I HATE THE VEST. I rarely take my acapella, and CPT hurts my lung walls. People do it too hard or something. So anyways, I am getting a gym membership as soon as I get rid of these fevers again. I have currently decided that working out may be the one thing that saves me from kicking the bucket. I want to be healthy, and I am tired of my life style right now. I want to be as 'normal' as possible, so gym... Here I come! I am going to start logging my gym results and weight and what not. :) I also want to start taking morning walks, I heard it brings a lot of gunk up... We all love that, don't we? Luckily my gym and tanning place is within walkable distance to my apartment, so I think I may just walk there in the morning and back.

That's pretty much about all for now, I am having a positive outlook on things, and I am not letting ANYTHING bring me down this year! I have met some pretty inspiring people online (Ronnie, Ben, you know who you are!), and I want to be up there with them! :)

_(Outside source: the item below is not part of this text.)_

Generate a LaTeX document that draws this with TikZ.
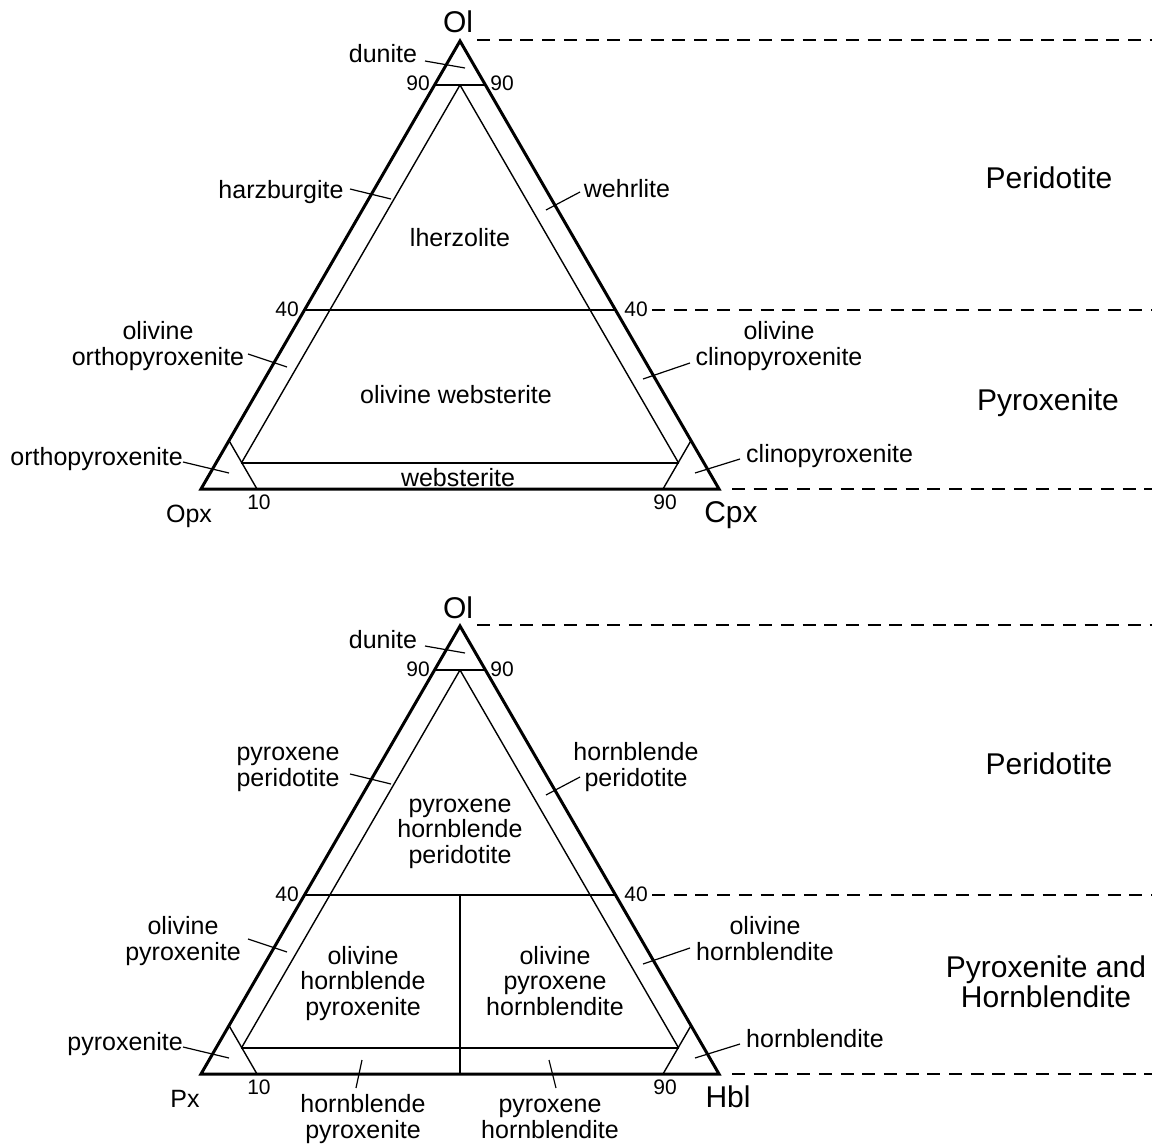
\documentclass[tikz,border=0pt]{standalone}
\usepackage{fontspec}
\setmainfont{Liberation Sans}
\newcommand\DrawTriFrame{%
  \coordinate (A) at (460,41);
  \coordinate (L) at (201,489);
  \coordinate (R) at (719,489);
  \coordinate (n1) at (434.6,85);
  \coordinate (n2) at (485.4,85);
  \coordinate (I) at (460,85);
  \coordinate (f1) at (304.5,310);
  \coordinate (f2) at (615.5,310);
  \coordinate (w1) at (241.4,463);
  \coordinate (w2) at (678.6,463);
  \coordinate (c1) at (257,489);
  \coordinate (c1t) at (229,440.6);
  \coordinate (c2) at (663,489);
  \coordinate (c2t) at (691,440.6);
  \coordinate (g1) at (477,40);
  \coordinate (g2) at (652,310);
  \coordinate (g3) at (732,489);
  \coordinate (g1e) at (1152,40);
  \coordinate (g2e) at (1152,310);
  \coordinate (g3e) at (1152,489);
  \draw[inner] (n1) -- (n2);
  \draw[inner] (I) -- (w1);
  \draw[inner] (I) -- (w2);
  \draw[inner] (f1) -- (f2);
  \draw[inner] (w1) -- (w2);
  \draw[inner] (c1) -- (c1t);
  \draw[inner] (c2) -- (c2t);
  \draw[frame] (A) -- (L) -- (R) -- cycle;
  \draw[guide] (g1) -- (g1e);
  \draw[guide] (g2) -- (g2e);
  \draw[guide] (g3) -- (g3e);
  \node[big] (ol) at (458,33) {Ol};
  \node[lbl] (dun) at (383,63) {dunite};
  \coordinate (dunA) at (425,61);
  \coordinate (dunB) at (465,68);
  \draw[leader] (dunA) -- (dunB);
  \node[num] (n90a) at (418,91) {90};
  \node[num] (n90b) at (502,91) {90};
  \node[num] (n40a) at (287,316) {40};
  \node[num] (n40b) at (636,316) {40};
  \node[num] (n10c) at (259,509) {10};
  \node[num] (n90c) at (665,509) {90};
  \coordinate (olA) at (183,462);
  \coordinate (olB) at (229,473);
  \draw[leader] (olA) -- (olB);
  \coordinate (orA) at (740,459);
  \coordinate (orB) at (695,473);
  \draw[leader] (orA) -- (orB);
  \coordinate (ulA) at (248,354);
  \coordinate (ulB) at (287,367);
  \draw[leader] (ulA) -- (ulB);
  \coordinate (urA) at (690,363);
  \coordinate (urB) at (643,379);
  \draw[leader] (urA) -- (urB);
  \coordinate (tlA) at (350,189);
  \coordinate (tlB) at (391,199);
  \draw[leader] (tlA) -- (tlB);
  \coordinate (trA) at (546,210);
  \coordinate (trB) at (580,192);
  \draw[leader] (trA) -- (trB);
}
\begin{document}
\begin{tikzpicture}[x=1pt,y=-1pt,
  frame/.style={line width=3pt, line join=miter},
  inner/.style={line width=1.4pt},
  leader/.style={line width=1.2pt},
  lbl/.style={font=\fontsize{25}{25.5}\selectfont, align=center, anchor=base, inner sep=0pt},
  lble/.style={font=\fontsize{25}{25.5}\selectfont, anchor=base east, inner sep=0pt},
  lblw/.style={font=\fontsize{25}{25.5}\selectfont, anchor=base west, inner sep=0pt},
  big/.style={font=\fontsize{30}{30}\selectfont, align=center, anchor=base, inner sep=0pt},
  num/.style={font=\fontsize{21}{21}\selectfont, anchor=base, inner sep=0pt},
  guide/.style={line width=1.2pt, dash pattern=on 13pt off 8.7pt}]
\path[use as bounding box, fill=white] (0,0) rectangle (1154,1145);
% ---------- upper diagram ----------
\begin{scope}[name prefix=t-]
  \DrawTriFrame
  \node[lbl] (harz) at (281,198) {harzburgite};
  \node[lbl] (wehr) at (627,197) {wehrlite};
  \node[lbl] (lherz) at (460,246) {lherzolite};
  \node[lbl] (oopx) at (158,365) {olivine\\orthopyroxenite};
  \node[lbl] (ocpx) at (779,365) {olivine\\clinopyroxenite};
  \node[lbl] (owebs) at (456,403) {olivine websterite};
  \node[lble] (opxite) at (183,465) {orthopyroxenite};
  \node[lblw] (cpxite) at (746,462) {clinopyroxenite};
  \node[lbl] (webs) at (458,486) {websterite};
  \node[lbl] (opx) at (189,522) {Opx};
  \node[big] (cpx) at (731,522) {Cpx};
  \node[big] (perid) at (1049,189) {Peridotite};
  \node[big] (pyrox) at (1048,410) {Pyroxenite};
\end{scope}
% ---------- lower diagram ----------
\begin{scope}[shift={(0,585)}, name prefix=b-]
  \DrawTriFrame
  \coordinate (v1) at (460,310);
  \coordinate (v2) at (460,489);
  \draw[inner] (v1) -- (v2);
  \node[lbl] (pperid) at (288,201) {pyroxene\\peridotite};
  \node[lbl] (hperid) at (636,201) {hornblende\\peridotite};
  \node[lbl] (phperid) at (460,278) {pyroxene\\hornblende\\peridotite};
  \node[lbl] (opyr) at (183,375) {olivine\\pyroxenite};
  \node[lbl] (ohbl) at (765,375) {olivine\\hornblendite};
  \node[lbl] (ohpyr) at (363,430) {olivine\\hornblende\\pyroxenite};
  \node[lbl] (ophbl) at (555,430) {olivine\\pyroxene\\hornblendite};
  \node[lble] (pyrite) at (183,465) {pyroxenite};
  \node[lblw] (hblite) at (746,462) {hornblendite};
  \node[lbl] (hpyr) at (363,553) {hornblende\\pyroxenite};
  \node[lbl] (phbl) at (550,553) {pyroxene\\hornblendite};
  \coordinate (hpA) at (362,475);
  \coordinate (hpB) at (356,503);
  \draw[leader] (hpA) -- (hpB);
  \coordinate (phA) at (549,475);
  \coordinate (phB) at (556,503);
  \draw[leader] (phA) -- (phB);
  \node[lbl] (px) at (185,522) {Px};
  \node[big] (hbl) at (728,522) {Hbl};
  \node[big] (perid) at (1049,189) {Peridotite};
  \node[big] (pyhb) at (1046,422) {Pyroxenite and\\Hornblendite};
\end{scope}
\end{tikzpicture}
\end{document}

Speaking of which, If you CFers haven't checked it out yet... go to CysticLife.org and sign up! It's an online community for those with CF and are affected by people with CF. It is amazing, I can't get enough, and some people stories are just so touching. Also, check out CF2CHAT.com, I am not a very big fan of CF forums, but I love this one. Everyone is very loving, and theirs barely any drama, which is the usual problem at most forums.

And ending this with a question, if anyone from Redding, CA is reading this, do you know if we are having Great Strides this year? I didn't see our chapter on the CFF site. This puzzles me... I really hope we are? WTF!

That's all for now, Hopefully by Monday night I can give you all an update on my first gym experience! Peace & Love.

1 comment:

  1. Stoked to hear that you're getting a gym membership!! If you need any work out ideas please let me know!!